It is nice that the initscript will create your lease file for you; I used to muck around with the initscripts to do this myself. However, this system creates false failures if the lease file is move. For instance, if /etc/dhcp/dhcpd.conf contains lease-file-name "/tmp/dhcpd.lease"; pid-file-name "/tmp/dhcpd.pid"; (necessarily in the global scope), AND there is no /var/lib/dhcp directory, then the initscript will fail even though nothing is actually wrong. I don't have a good, simple idea for fixing this. I suppose you could parse the dhcpd.conf file in the initscript, but that seems unusual.
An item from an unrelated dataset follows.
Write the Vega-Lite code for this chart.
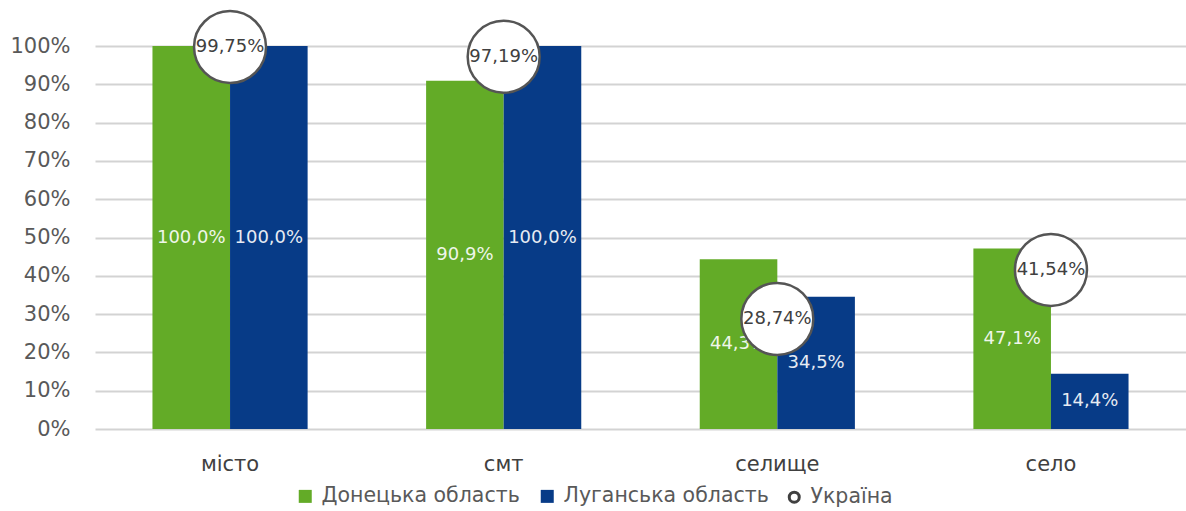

You could add an option in the conf.d/dhcp file, but the user would have to keep their conf.d/dhcp and dhcpd.conf synchronized. The best idea I can think of is to use the conf.d/dhcp approach, but with the dhcpd -lf option. That way the dhcpd.conf file can remain ignorant of the lease configuration, and gentoo can happily verify lease file existence. -Paul Komarek
I just noticed that the dhcpd.pid file works the same way as the lease file. If the lease file becomes changeable, then probably the pid file should, too. BTW, this sort of thing comes up with embedded systems. I'm not sure how broad the appeal of this type of feature is.
Mass reassign wrt Bug 23718, maintainer being retired.